* Goal *
Starting at the top of the listing, extract every line up to and including the one with "ax.set_ylim(0, 42.05)". Pictures stay out of the copy.

## START

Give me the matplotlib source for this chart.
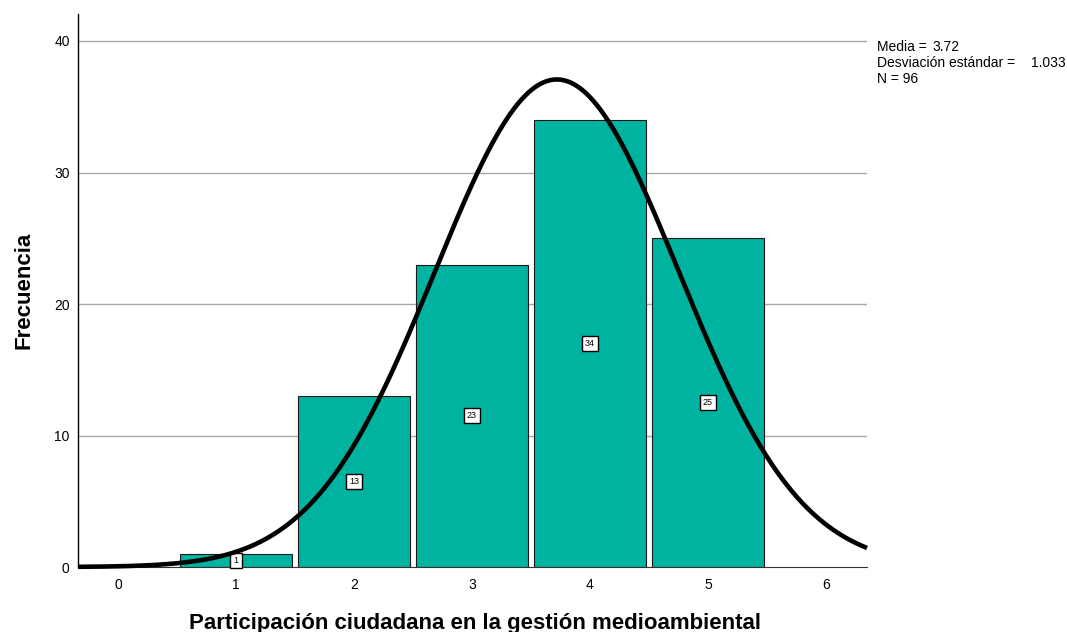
import numpy as np
import matplotlib
matplotlib.use("Agg")
import matplotlib.pyplot as plt

plt.rcParams['font.family'] = ['Liberation Sans', 'DejaVu Sans']

categories = [1, 2, 3, 4, 5]
frequencies = [1, 13, 23, 34, 25]
x_ticks = [0, 1, 2, 3, 4, 5, 6]
y_ticks = [0, 10, 20, 30, 40]
mean = 3.72
std = 1.033
n = 96

fig = plt.figure(figsize=(10.67, 6.32), dpi=100)
ax = fig.add_axes([0.0731, 0.1028, 0.7395, 0.875])

ax.set_xlim(-0.34, 6.35)
ax.set_ylim(0, 42.05)

for yt in y_ticks[1:]:
    ax.axhline(yt, color='#a8a8a8', lw=1, zorder=0)

ax.bar(categories, frequencies, width=0.95, color='#00b2a0', edgecolor='#1a1a1a', lw=0.8, zorder=2)

for c, f in zip(categories, frequencies):
    ax.text(c, f / 2, str(f), ha='center', va='center', fontsize=6.5, zorder=4,
            bbox=dict(boxstyle='square,pad=0.35', fc='white', ec='black', lw=1))

xs = np.linspace(-0.34, 6.35, 600)
ys = n * 1.0 * np.exp(-0.5 * ((xs - mean) / std) ** 2) / (std * np.sqrt(2 * np.pi))
ax.plot(xs, ys, color='black', lw=3.3, zorder=5, clip_on=False, solid_capstyle='butt')

ax.set_xticks(x_ticks)
ax.set_yticks(y_ticks)
ax.tick_params(axis='both', length=0, labelsize=10, colors='black', pad=8)
ax.tick_params(axis='y', pad=6)

for s in ['top', 'right']:
    ax.spines[s].set_visible(False)
ax.spines['left'].set_color('black')
ax.spines['bottom'].set_color('#333333')
ax.spines['left'].set_linewidth(1)

fig.text(0.5 * (190 + 760) / 1067, 1 - 623 / 632, 'Participación ciudadana en la gestión medioambiental',
         fontsize=16, fontweight='bold', ha='center', va='center')
ax.set_ylabel('Frecuencia', fontsize=16, fontweight='bold', labelpad=14)

fig.text(0.8219, 1 - 47 / 632, 'Media = ', fontsize=10, va='center')
fig.text(0.8735, 1 - 47 / 632, '3.72', fontsize=10, va='center')
fig.text(0.8219, 1 - 63 / 632, 'Desviación estándar = ', fontsize=10, va='center')
fig.text(0.9665, 1 - 63 / 632, '1.033', fontsize=10, va='center')
fig.text(0.8219, 1 - 79 / 632, 'N = 96', fontsize=10, va='center')

fig.savefig('out.png', dpi=100)
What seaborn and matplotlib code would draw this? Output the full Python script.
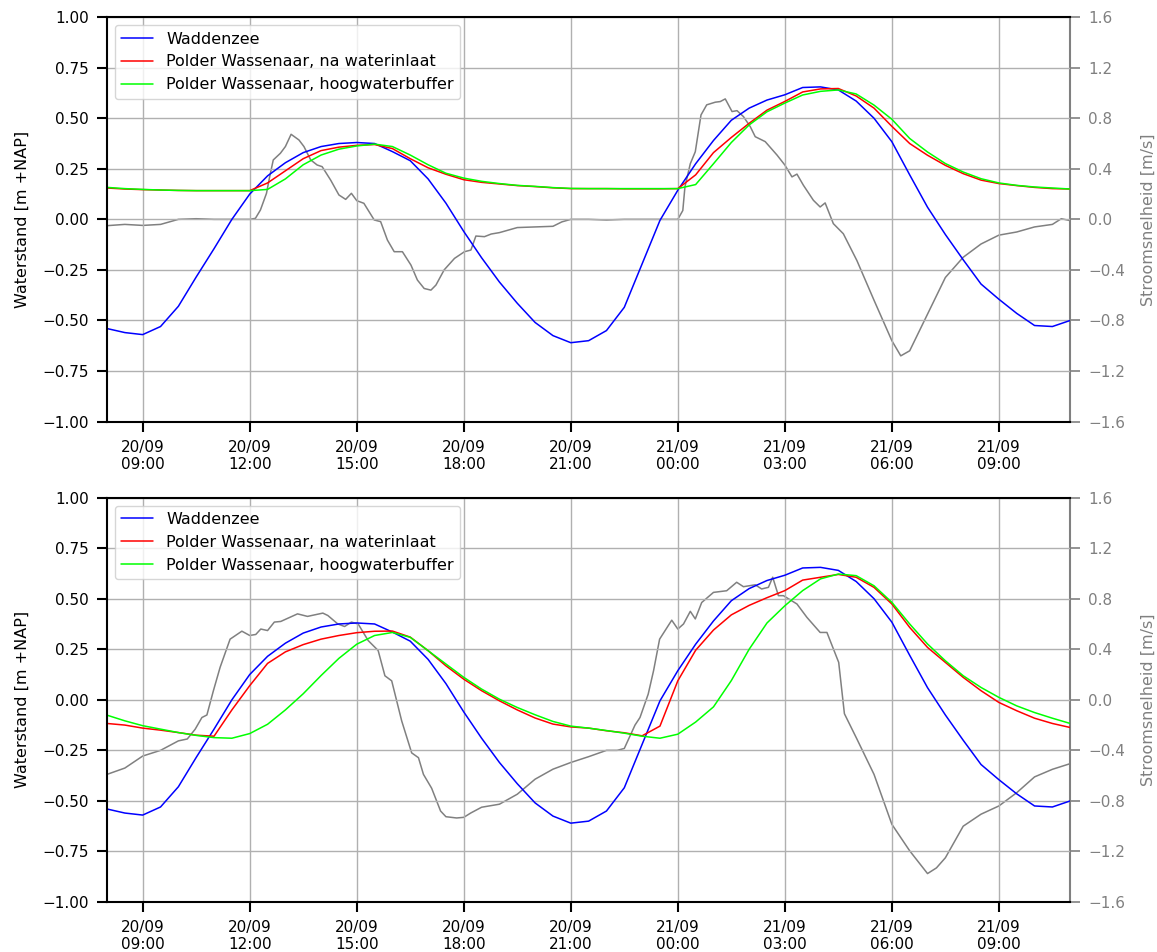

## END

* Right answer *
Give me the matplotlib source for this chart.
import numpy as np
import matplotlib
matplotlib.use("Agg")
import matplotlib.pyplot as plt

plt.rcParams['font.family'] = ['Liberation Sans', 'DejaVu Sans']

categories = [1, 2, 3, 4, 5]
frequencies = [1, 13, 23, 34, 25]
x_ticks = [0, 1, 2, 3, 4, 5, 6]
y_ticks = [0, 10, 20, 30, 40]
mean = 3.72
std = 1.033
n = 96

fig = plt.figure(figsize=(10.67, 6.32), dpi=100)
ax = fig.add_axes([0.0731, 0.1028, 0.7395, 0.875])

ax.set_xlim(-0.34, 6.35)
ax.set_ylim(0, 42.05)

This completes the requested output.